What appears like a “postcard picture” to one is really a culmination of Snowden’s diverse career. Having grown up in a steel town in Western Pennsylvania, Snowden experienced a culture shock in 1958 when she attended Brown University and began producing paintings in a similar vein to the New York Abstract Expressionists. She eventually received an MFA at the University of California, Berkeley where she continued to paint in a minimalist style and depict machine parts and construction scenes of the BART renovation at Walnut Creek. One day, she saw a cow in the middle of the construction site and began painting a series of animals in unlikely places.
After having her first child in 1975, she began to paint still-lives of scenes in old Home Economics books, female cartoon characters from women’s magazines and other symbols of women’s roles in the 1940s and 1950s.

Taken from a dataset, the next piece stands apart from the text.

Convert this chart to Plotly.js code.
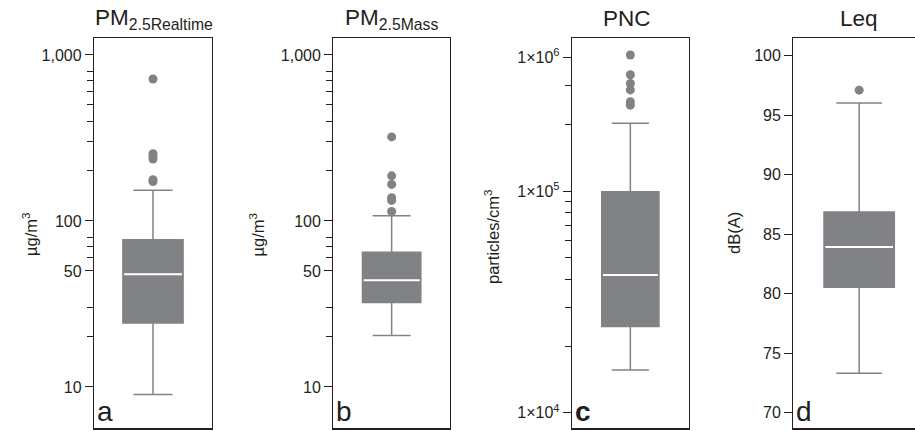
<!DOCTYPE html>
<html><head><meta charset="utf-8">
<script src="https://cdn.plot.ly/plotly-3.0.1.min.js"></script>
<style>html,body{margin:0;padding:0;overflow:hidden;background:#fff;width:915px;height:431px}</style>
</head><body><div id="chart" style="width:935px;height:431px"></div>
<script>
// ---- data ----
const panelTitles = ['PM<sub>2.5Realtime</sub>', 'PM<sub>2.5Mass</sub>', 'PNC', 'Leq'];
const panelLetters = ['a', 'b', '<b>c</b>', 'd'];
const axisTitles = ['µg/m<sup>3</sup>', 'µg/m<sup>3</sup>', 'particles/cm<sup>3</sup>', 'dB(A)'];

const q1Values     = [24.3, 32.3, 24500, 80.54];
const medianValues = [47.7, 43.9, 41900, 83.92];
const q3Values     = [77.0, 64.7, 99500, 86.87];
const lowerWhisker = [9.0, 20.4, 15600, 73.31];
const upperWhisker = [153, 107.6, 203000, 96.03];

const realtimeOutliers = [716, 254, 245, 236, 177, 173];
const massOutliers     = [321, 187, 166, 138, 133, 114];
const pncOutliers      = [412600, 336000, 307000, 287000, 254000, 245000];
const leqOutliers      = [97.1];

// tick labels as printed in the reference
const pmTickVals  = [10, 50, 100, 1000];
const pmTickText  = ['10', '50', '100', '1,000'];
const pmMinorVals = [20, 30, 60, 70, 80, 200, 300, 400, 500, 600, 700, 800];
const pncTickVals = [1e4, 1e5, 4.04e5];
const pncTickText = ['1×10<sup>4</sup>', '1×10<sup>5</sup>', '1×10<sup>6</sup>'];
const pncMinorVals = [2e4, 3e4, 4e4, 5e4, 6e4, 7e4, 8e4, 9e4, 2e5, 3e5];
const leqTickVals = [70, 75, 80, 85, 90, 95, 100];

// ---- build ----
const W = 935, H = 431;
const GRAY = '#808285', INK = '#231f20';
const FONT = 'Liberation Sans, Arial, Helvetica, sans-serif';
const outliers = [realtimeOutliers, massOutliers, pncOutliers, leqOutliers];
const xDom = [[94, 212], [333.3, 450], [572, 688.7], [793.3, 925]];
const boxW = [0.51, 0.5, 0.49, 0.534];
const yTop = 37.7, yBot = 428.3;
const yDomain = [(H - yBot) / H, (H - yTop) / H];

const traces = [];
const layout = {
  width: W, height: H, margin: {l: 0, r: 0, t: 0, b: 0},
  paper_bgcolor: '#fff', plot_bgcolor: '#fff', showlegend: false,
  boxmode: 'overlay', font: {family: FONT, color: INK, size: 16},
  annotations: []
};

for (let i = 0; i < 4; i++) {
  const sfx = i === 0 ? '' : String(i + 1);
  const xa = 'x' + sfx, ya = 'y' + sfx;
  traces.push({
    type: 'box', x: [0], xaxis: xa, yaxis: ya,
    q1: [q1Values[i]], median: [medianValues[i]], q3: [q3Values[i]],
    lowerfence: [lowerWhisker[i]], upperfence: [upperWhisker[i]],
    fillcolor: GRAY, line: {color: GRAY, width: 1.5},
    width: boxW[i], whiskerwidth: 0.65, boxpoints: false, hoverinfo: 'y'
  });
  traces.push({
    type: 'box', x: [0], xaxis: xa, yaxis: ya,
    q1: [medianValues[i]], median: [medianValues[i]], q3: [medianValues[i]],
    lowerfence: [medianValues[i]], upperfence: [medianValues[i]],
    fillcolor: 'rgba(0,0,0,0)', line: {color: '#ffffff', width: 2},
    width: boxW[i] - 0.02, whiskerwidth: 0, boxpoints: false, hoverinfo: 'skip'
  });
  traces.push({
    type: 'scatter', mode: 'markers', xaxis: xa, yaxis: ya,
    x: outliers[i].map(() => 0), y: outliers[i],
    marker: {color: GRAY, size: 9}, hoverinfo: 'y'
  });

  layout['xaxis' + sfx] = {
    domain: [xDom[i][0] / W, xDom[i][1] / W], range: [-0.5, 0.5], anchor: ya,
    showline: true, mirror: true, linecolor: INK, linewidth: 1.2,
    showticklabels: false, ticks: '', showgrid: false, zeroline: false, fixedrange: true
  };
  const yax = {
    domain: yDomain, anchor: xa, showline: true, mirror: true, linecolor: INK, linewidth: 1.2,
    ticks: 'outside', ticklen: 8, tickcolor: INK, tickwidth: 1,
    showgrid: false, zeroline: false, fixedrange: true,
    tickfont: {family: FONT, size: 16, color: INK}, tickmode: 'array'
  };
  if (i < 2) {
    Object.assign(yax, {type: 'log', range: [0.751, 3.104], tickvals: pmTickVals, ticktext: pmTickText,
      minor: {tickmode: 'array', tickvals: pmMinorVals, ticks: 'outside', ticklen: 6, tickcolor: INK, showgrid: false}});
  } else if (i === 2) {
    Object.assign(yax, {type: 'log', range: [3.9295, 5.6938], tickvals: pncTickVals, ticktext: pncTickText,
      minor: {tickmode: 'array', tickvals: pncMinorVals, ticks: 'outside', ticklen: 6, tickcolor: INK, showgrid: false}});
  } else {
    Object.assign(yax, {type: 'linear', range: [68.69, 101.51], tickvals: leqTickVals,
      ticktext: leqTickVals.map(String)});
  }
  layout['yaxis' + sfx] = yax;
}

const titleX = [153.5, 391, 627, 858.7];
const axTitleX = [30, 257.5, 492, 734];
const axTitleY = [235, 235, 237, 233];
for (let i = 0; i < 4; i++) {
  layout.annotations.push({
    xref: 'paper', yref: 'paper', x: titleX[i] / W, y: 1 - 19 / H,
    xanchor: 'center', yanchor: 'middle', showarrow: false,
    text: panelTitles[i], font: {family: FONT, size: 22.5, color: INK}
  });
  layout.annotations.push({
    xref: 'paper', yref: 'paper', x: axTitleX[i] / W, y: 1 - axTitleY[i] / H,
    xanchor: 'center', yanchor: 'middle', showarrow: false, textangle: -90,
    text: axisTitles[i], font: {family: FONT, size: 16.5, color: INK}
  });
  layout.annotations.push({
    xref: 'paper', yref: 'paper', x: (xDom[i][0] + 1) / W, y: 1 - 411 / H,
    xanchor: 'left', yanchor: 'middle', showarrow: false,
    text: panelLetters[i], font: {family: FONT, size: 28, color: INK}
  });
}

Plotly.newPlot('chart', traces, layout, {staticPlot: true, displayModeBar: false});
</script></body></html>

But she ultimately returned to farm scenes and animal portraits, this time, incorporating needlepoint embroidery as a means to reflect a traditional farming woman’s life, a life that Snowden has lived and cherished since the 1970s when she was raising chickens in her Berkeley backyard.

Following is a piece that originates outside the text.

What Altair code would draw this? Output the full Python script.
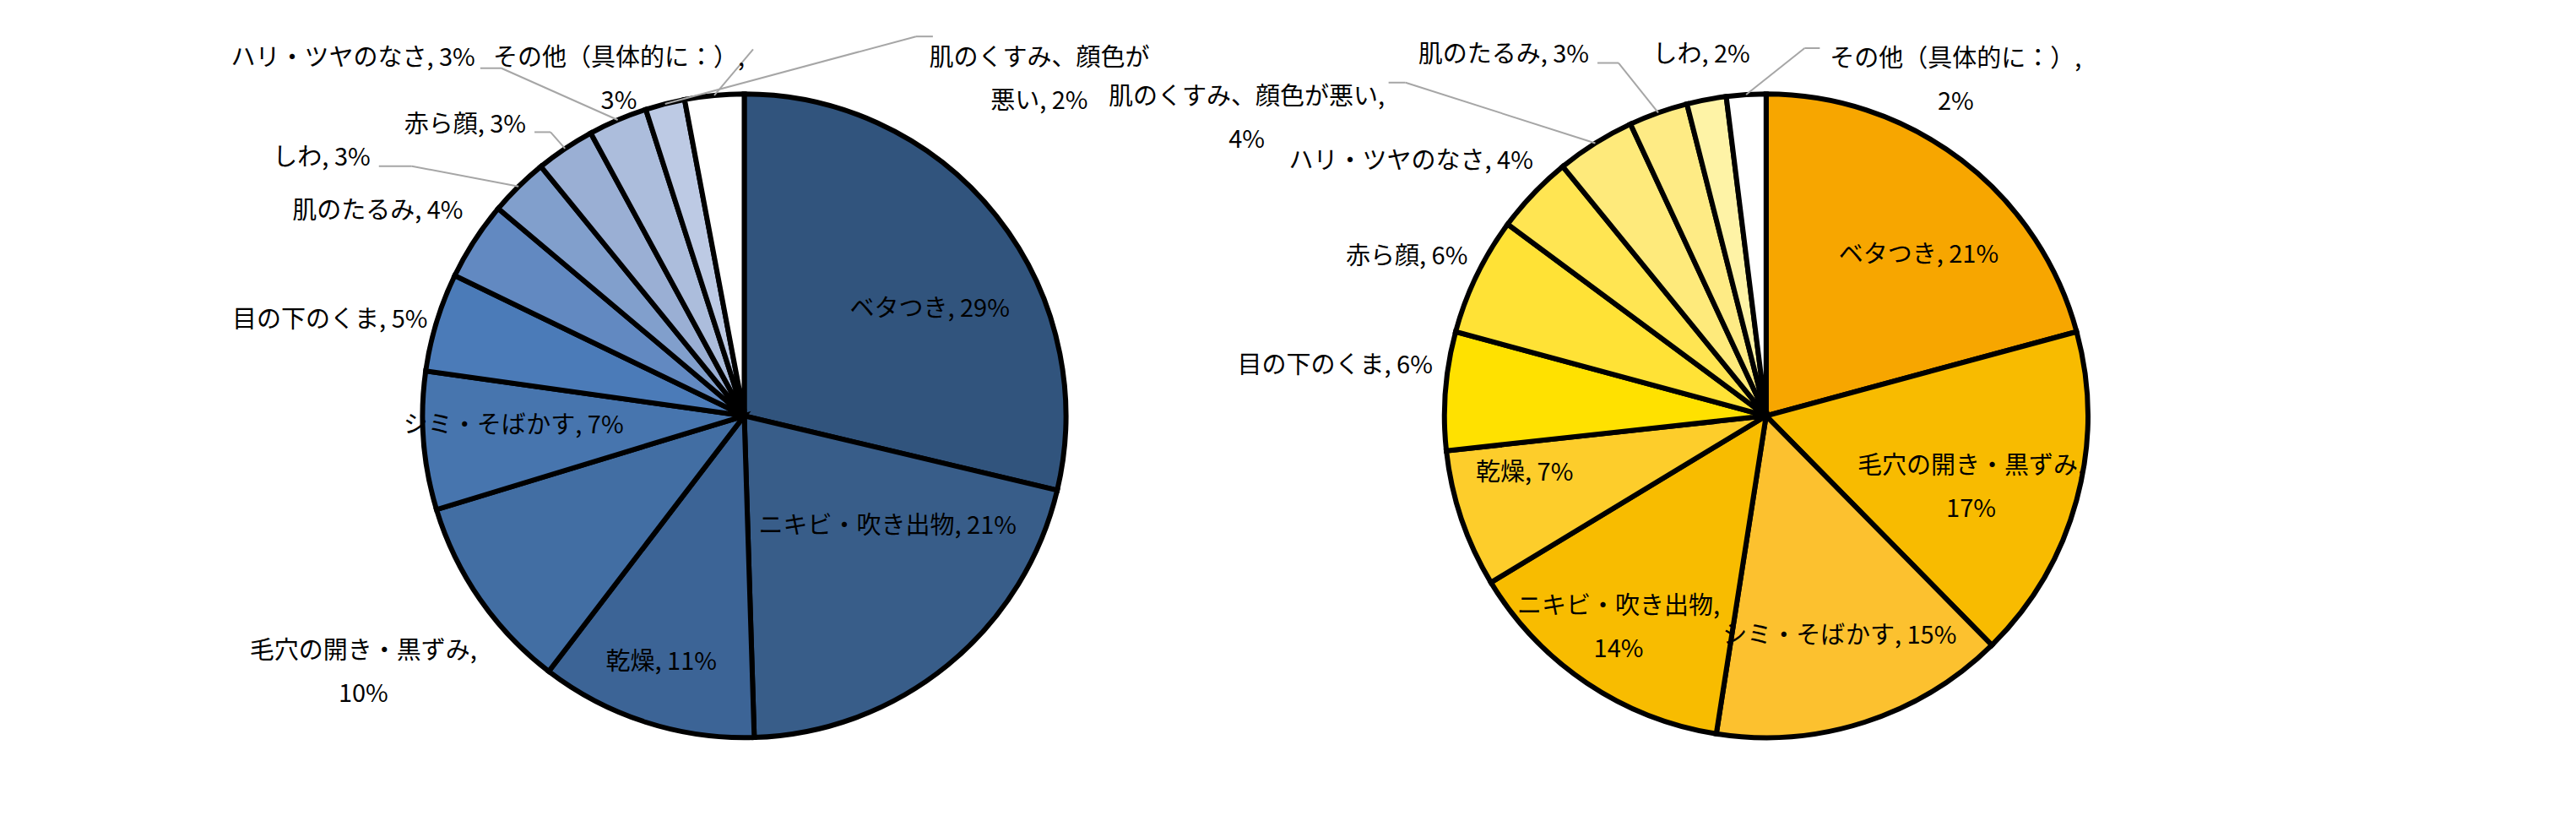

Snowden’s long career—she also taught painting and drawing at the California College of the Arts for 40 years and was the first woman to receive the SECA award in 1974—demonstrates the lived reality of the working woman in modern society and her paintings manifest what art historian Griselda Pollock calls the historical simultaneities of the female producer’s perspective, a lived reality that is sharply distinct from her male peers’. Though Pollock was referring to the paintings of women Impressionists, Snowden’s own paintings also reflect a unique perspective that is specific to her personal relation to the pictorial space. The dichotomous division of her animal and architectural subjects and background, eye-level portrayals of her Providence neighborhood as well as her beloved farm animals, and her hybrid practice of painting, embroidery and photography—all of these qualities express Snowden’s intimate and ever-changing relationship with her art as well as her life.